### Task directions
Copy the data precisely, character for character, and leave out every picture.

### Material provided

++++

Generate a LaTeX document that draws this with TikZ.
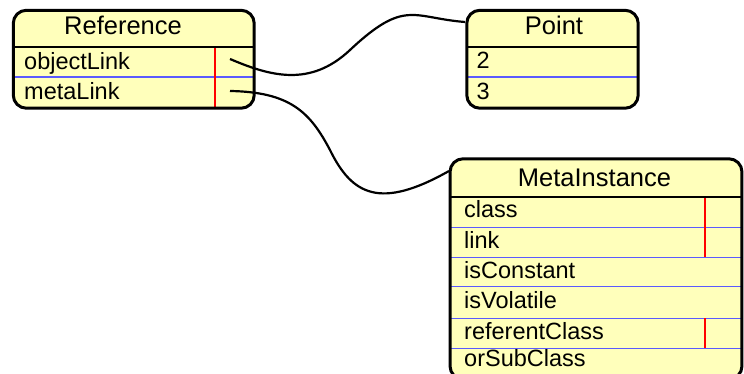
\documentclass[tikz,border=0pt]{standalone}
\usepackage{fontspec}
\setmainfont{Liberation Sans}
\definecolor{boxfill}{RGB}{255,255,187}
\definecolor{rowblue}{RGB}{90,90,255}
\definecolor{keyred}{RGB}{255,0,0}
\tikzset{
  classbox/.style={fill=boxfill, draw=none, rectangle, rounded corners=13pt, inner sep=0pt},
  boxline/.style={draw=black, line width=3pt, rounded corners=13pt},
  headsep/.style={draw=black, line width=2.2pt},
  rowsep/.style={draw=rowblue, line width=2.4pt},
  rowsepthin/.style={draw=rowblue, line width=1.4pt},
  keymark/.style={draw=keyred, line width=2.4pt},
  keymarkthin/.style={draw=keyred, line width=1.2pt},
  headtext/.style={inner sep=0pt, anchor=base, font=\fontsize{25.5}{30}\selectfont},
  attrtext/.style={inner sep=0pt, anchor=base west, font=\fontsize{23.5}{28}\selectfont},
  link/.style={draw=black, line width=2.2pt}
}
\begin{document}
\begin{tikzpicture}[x=1pt, y=-1pt]
\useasboundingbox (0,0) rectangle (744,374);
\clip (0,0) rectangle (744,374);

% ---- Reference ----
\node[classbox, minimum width=240.5pt, minimum height=97.5pt] (ref) at (133.75,59.25) {};
\draw[rowsep] (ref.west |- 0,77) -- (ref.east |- 0,77);
\draw[keymark] (215,47) -- (215,108);
\draw[headsep] (ref.west |- 0,47) -- (ref.east |- 0,47);
\draw[boxline] (ref.north west) rectangle (ref.south east);
\node[headtext] (refname) at (123,35) {Reference};
\node[attrtext] (refobj) at (24,70) {objectLink};
\node[attrtext] (refmeta) at (24,100) {metaLink};

% ---- Point ----
\node[classbox, minimum width=171pt, minimum height=97.5pt] (pt) at (552.5,59.25) {};
\draw[rowsep] (pt.west |- 0,77) -- (pt.east |- 0,77);
\draw[headsep] (pt.west |- 0,47) -- (pt.east |- 0,47);
\draw[boxline] (pt.north west) rectangle (pt.south east);
\node[headtext] (ptname) at (554,35) {Point};
\node[attrtext] (pttwo) at (476.5,69) {2};
\node[attrtext] (ptthree) at (476.5,100) {3};

% ---- MetaInstance (runs past the lower page edge) ----
\node[classbox, minimum width=291.5pt, minimum height=220pt] (mi) at (596,269) {};
\foreach \yy in {227.7,257.3,286.7,318.4,348.3}
  \draw[rowsepthin] (mi.west |- 0,\yy) -- (mi.east |- 0,\yy);
\draw[keymarkthin] (705,197) -- (705,257.3);
\draw[keymarkthin] (705,318.4) -- (705,348.3);
\draw[headsep] (mi.west |- 0,197) -- (mi.east |- 0,197);
\draw[boxline] (mi.north west) rectangle (mi.south east);
\node[headtext] (miname) at (594.5,186.5) {MetaInstance};
\node[attrtext] (miclass) at (464,218) {class};
\node[attrtext] (milink) at (464,248) {link};
\node[attrtext] (miconst) at (464,278.3) {isConstant};
\node[attrtext] (mivol) at (464,308.3) {isVolatile};
\node[attrtext] (miref) at (464,339) {referentClass};
\node[attrtext] (misub) at (464,366.7) {orSubClass};

% ---- connectors ----
\coordinate (objStart) at (230,59);
\coordinate (objEnd) at (465,22);
\coordinate (metaStart) at (230,91);
\coordinate (metaEnd) at (449,171);
\draw[link] (objStart) .. controls (270,76) and (310,87.6) .. (350,50)
                       .. controls (405,-1.7) and (413,18) .. (objEnd);
\draw[link] (metaStart) .. controls (290,92) and (310,112) .. (330,150)
                        .. controls (352,195) and (380,210) .. (metaEnd);
\end{tikzpicture}
\end{document}
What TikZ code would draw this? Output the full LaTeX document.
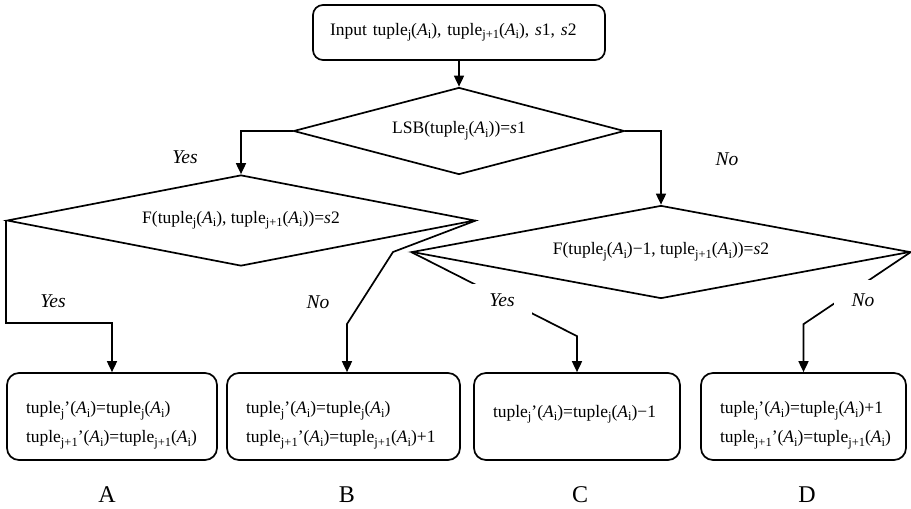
\documentclass[tikz,border=0pt]{standalone}
\usepackage{fontspec}
\setmainfont{Liberation Serif}
\usetikzlibrary{shapes.geometric,arrows.meta}

% lowered, smaller index as used in the formulas
\newcommand{\sbs}[1]{\raisebox{-0.2em}{\fontsize{12.5}{13}\selectfont #1}}
\newcommand{\tup}[1]{tuple\sbs{#1}}
\newcommand{\Ai}{(\textit{A}\sbs{i})}
% extra room above the first line of a result box
\newcommand{\topgap}{\rule{0pt}{30pt}}

\begin{document}
\begin{tikzpicture}[x=1pt,y=-1pt,
  every node/.style={font=\fontsize{17.5}{29}\selectfont},
  ln/.style={line width=1.7pt},
  arr/.style={ln,-{Triangle[width=10pt,length=11pt]}},
  rbox/.style={draw,ln,rounded corners=12pt,align=left,inner xsep=19pt,
    minimum height=87pt},
  dec/.style={draw,ln,diamond,shape aspect=6,inner sep=0pt},
  lab/.style={font=\fontsize{19.5}{20}\selectfont\itshape},
  letter/.style={font=\fontsize{24}{26}\selectfont}]
\useasboundingbox (0,0) rectangle (911,509);

% input
\node[draw,ln,rounded corners=10pt,minimum height=55pt,inner xsep=17pt,
  text width=258pt,align=left]
  (in) at (459,32.5) {Input \tup{j}\Ai, \tup{j+1}\Ai, \textit{s}1, \textit{s}2};

% decisions
\node[dec,minimum width=331pt,minimum height=87pt] (d1) at (459,131)
  {LSB(\tup{j}\Ai)=\textit{s}1};
\node[dec,minimum width=468pt,minimum height=91pt] (d2) at (241,220.5)
  {F(\tup{j}\Ai, \tup{j+1}\Ai)=\textit{s}2};
\node[dec,minimum width=498pt,minimum height=93pt] (d3) at (661,252)
  {F(\tup{j}\Ai−1, \tup{j+1}\Ai)=\textit{s}2};

% results
\node[rbox,text width=172pt] (ra) at (112,416.5)
  {\topgap\tup{j}’\Ai=\tup{j}\Ai\\ \tup{j+1}’\Ai=\tup{j+1}\Ai};
\node[rbox,text width=195pt] (rb) at (343.5,416.5)
  {\topgap\tup{j}’\Ai=\tup{j}\Ai\\ \tup{j+1}’\Ai=\tup{j+1}\Ai+1};
\node[rbox,text width=168pt] (rc) at (577,416.5)
  {\topgap\tup{j}’\Ai=\tup{j}\Ai−1\\ \mbox{}};
\node[rbox,text width=167pt] (rd) at (803.5,416.5)
  {\topgap\tup{j}’\Ai=\tup{j}\Ai+1\\ \tup{j+1}’\Ai=\tup{j+1}\Ai};

% bend points
\coordinate (nb1) at (393,252);
\coordinate (nb2) at (347,324);

% connectors
\draw[arr] (in.south) -- (d1.north);
\draw[arr] (d1.west) -| (d2.north);
\draw[arr] (d1.east) -| (d3.north);
\draw[arr] (d2.west) |- ([yshift=49pt]ra.north) -- (ra.north);
\draw[arr] (d2.east) -- (nb1) -- (nb2) -- (nb2 |- rb.north);
\draw[arr] (d3.west) -- ([yshift=36pt]rc.north) -- (rc.north);
\draw[arr] (d3.east) -- ([yshift=48pt]rd.north) -- (rd.north);

% branch labels
\node[lab] (y1) at (185,157) {Yes};
\node[lab] (n1) at (727,159) {No};
\node[lab] (y2) at (53,301) {Yes};
\node[lab] (n2) at (318,302) {No};
\node[lab,fill=white,inner xsep=17pt,inner ysep=10pt] (y3) at (502,300) {Yes};
\node[lab,fill=white,inner xsep=18pt,inner ysep=14pt] (n3) at (863,300) {No};

% case letters
\node[letter] (la) at (107,495) {A};
\node[letter] (lb) at (347,495) {B};
\node[letter] (lc) at (580,495) {C};
\node[letter] (ld) at (807,495) {D};
\end{tikzpicture}
\end{document}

++++

### Final result
Generate a LaTeX document that draws this with TikZ.
\documentclass[tikz,border=0pt]{standalone}
\usepackage{fontspec}
\setmainfont{Liberation Sans}
\definecolor{boxfill}{RGB}{255,255,187}
\definecolor{rowblue}{RGB}{90,90,255}
\definecolor{keyred}{RGB}{255,0,0}
\tikzset{
  classbox/.style={fill=boxfill, draw=none, rectangle, rounded corners=13pt, inner sep=0pt},
  boxline/.style={draw=black, line width=3pt, rounded corners=13pt},
  headsep/.style={draw=black, line width=2.2pt},
  rowsep/.style={draw=rowblue, line width=2.4pt},
  rowsepthin/.style={draw=rowblue, line width=1.4pt},
  keymark/.style={draw=keyred, line width=2.4pt},
  keymarkthin/.style={draw=keyred, line width=1.2pt},
  headtext/.style={inner sep=0pt, anchor=base, font=\fontsize{25.5}{30}\selectfont},
  attrtext/.style={inner sep=0pt, anchor=base west, font=\fontsize{23.5}{28}\selectfont},
  link/.style={draw=black, line width=2.2pt}
}
\begin{document}
\begin{tikzpicture}[x=1pt, y=-1pt]
\useasboundingbox (0,0) rectangle (744,374);
\clip (0,0) rectangle (744,374);

% ---- Reference ----
\node[classbox, minimum width=240.5pt, minimum height=97.5pt] (ref) at (133.75,59.25) {};
\draw[rowsep] (ref.west |- 0,77) -- (ref.east |- 0,77);
\draw[keymark] (215,47) -- (215,108);
\draw[headsep] (ref.west |- 0,47) -- (ref.east |- 0,47);
\draw[boxline] (ref.north west) rectangle (ref.south east);
\node[headtext] (refname) at (123,35) {Reference};
\node[attrtext] (refobj) at (24,70) {objectLink};
\node[attrtext] (refmeta) at (24,100) {metaLink};

% ---- Point ----
\node[classbox, minimum width=171pt, minimum height=97.5pt] (pt) at (552.5,59.25) {};
\draw[rowsep] (pt.west |- 0,77) -- (pt.east |- 0,77);
\draw[headsep] (pt.west |- 0,47) -- (pt.east |- 0,47);
\draw[boxline] (pt.north west) rectangle (pt.south east);
\node[headtext] (ptname) at (554,35) {Point};
\node[attrtext] (pttwo) at (476.5,69) {2};
\node[attrtext] (ptthree) at (476.5,100) {3};

% ---- MetaInstance (runs past the lower page edge) ----
\node[classbox, minimum width=291.5pt, minimum height=220pt] (mi) at (596,269) {};
\foreach \yy in {227.7,257.3,286.7,318.4,348.3}
  \draw[rowsepthin] (mi.west |- 0,\yy) -- (mi.east |- 0,\yy);
\draw[keymarkthin] (705,197) -- (705,257.3);
\draw[keymarkthin] (705,318.4) -- (705,348.3);
\draw[headsep] (mi.west |- 0,197) -- (mi.east |- 0,197);
\draw[boxline] (mi.north west) rectangle (mi.south east);
\node[headtext] (miname) at (594.5,186.5) {MetaInstance};
\node[attrtext] (miclass) at (464,218) {class};
\node[attrtext] (milink) at (464,248) {link};
\node[attrtext] (miconst) at (464,278.3) {isConstant};
\node[attrtext] (mivol) at (464,308.3) {isVolatile};
\node[attrtext] (miref) at (464,339) {referentClass};
\node[attrtext] (misub) at (464,366.7) {orSubClass};

% ---- connectors ----
\coordinate (objStart) at (230,59);
\coordinate (objEnd) at (465,22);
\coordinate (metaStart) at (230,91);
\coordinate (metaEnd) at (449,171);
\draw[link] (objStart) .. controls (270,76) and (310,87.6) .. (350,50)
                       .. controls (405,-1.7) and (413,18) .. (objEnd);
\draw[link] (metaStart) .. controls (290,92) and (310,112) .. (330,150)
                        .. controls (352,195) and (380,210) .. (metaEnd);
\end{tikzpicture}
\end{document}
What TikZ code would draw this? Output the full LaTeX document.
\documentclass[tikz,border=0pt]{standalone}
\usepackage{fontspec}
\setmainfont{Liberation Serif}
\usetikzlibrary{shapes.geometric,arrows.meta}

% lowered, smaller index as used in the formulas
\newcommand{\sbs}[1]{\raisebox{-0.2em}{\fontsize{12.5}{13}\selectfont #1}}
\newcommand{\tup}[1]{tuple\sbs{#1}}
\newcommand{\Ai}{(\textit{A}\sbs{i})}
% extra room above the first line of a result box
\newcommand{\topgap}{\rule{0pt}{30pt}}

\begin{document}
\begin{tikzpicture}[x=1pt,y=-1pt,
  every node/.style={font=\fontsize{17.5}{29}\selectfont},
  ln/.style={line width=1.7pt},
  arr/.style={ln,-{Triangle[width=10pt,length=11pt]}},
  rbox/.style={draw,ln,rounded corners=12pt,align=left,inner xsep=19pt,
    minimum height=87pt},
  dec/.style={draw,ln,diamond,shape aspect=6,inner sep=0pt},
  lab/.style={font=\fontsize{19.5}{20}\selectfont\itshape},
  letter/.style={font=\fontsize{24}{26}\selectfont}]
\useasboundingbox (0,0) rectangle (911,509);

% input
\node[draw,ln,rounded corners=10pt,minimum height=55pt,inner xsep=17pt,
  text width=258pt,align=left]
  (in) at (459,32.5) {Input \tup{j}\Ai, \tup{j+1}\Ai, \textit{s}1, \textit{s}2};

% decisions
\node[dec,minimum width=331pt,minimum height=87pt] (d1) at (459,131)
  {LSB(\tup{j}\Ai)=\textit{s}1};
\node[dec,minimum width=468pt,minimum height=91pt] (d2) at (241,220.5)
  {F(\tup{j}\Ai, \tup{j+1}\Ai)=\textit{s}2};
\node[dec,minimum width=498pt,minimum height=93pt] (d3) at (661,252)
  {F(\tup{j}\Ai−1, \tup{j+1}\Ai)=\textit{s}2};

% results
\node[rbox,text width=172pt] (ra) at (112,416.5)
  {\topgap\tup{j}’\Ai=\tup{j}\Ai\\ \tup{j+1}’\Ai=\tup{j+1}\Ai};
\node[rbox,text width=195pt] (rb) at (343.5,416.5)
  {\topgap\tup{j}’\Ai=\tup{j}\Ai\\ \tup{j+1}’\Ai=\tup{j+1}\Ai+1};
\node[rbox,text width=168pt] (rc) at (577,416.5)
  {\topgap\tup{j}’\Ai=\tup{j}\Ai−1\\ \mbox{}};
\node[rbox,text width=167pt] (rd) at (803.5,416.5)
  {\topgap\tup{j}’\Ai=\tup{j}\Ai+1\\ \tup{j+1}’\Ai=\tup{j+1}\Ai};

% bend points
\coordinate (nb1) at (393,252);
\coordinate (nb2) at (347,324);

% connectors
\draw[arr] (in.south) -- (d1.north);
\draw[arr] (d1.west) -| (d2.north);
\draw[arr] (d1.east) -| (d3.north);
\draw[arr] (d2.west) |- ([yshift=49pt]ra.north) -- (ra.north);
\draw[arr] (d2.east) -- (nb1) -- (nb2) -- (nb2 |- rb.north);
\draw[arr] (d3.west) -- ([yshift=36pt]rc.north) -- (rc.north);
\draw[arr] (d3.east) -- ([yshift=48pt]rd.north) -- (rd.north);

% branch labels
\node[lab] (y1) at (185,157) {Yes};
\node[lab] (n1) at (727,159) {No};
\node[lab] (y2) at (53,301) {Yes};
\node[lab] (n2) at (318,302) {No};
\node[lab,fill=white,inner xsep=17pt,inner ysep=10pt] (y3) at (502,300) {Yes};
\node[lab,fill=white,inner xsep=18pt,inner ysep=14pt] (n3) at (863,300) {No};

% case letters
\node[letter] (la) at (107,495) {A};
\node[letter] (lb) at (347,495) {B};
\node[letter] (lc) at (580,495) {C};
\node[letter] (ld) at (807,495) {D};
\end{tikzpicture}
\end{document}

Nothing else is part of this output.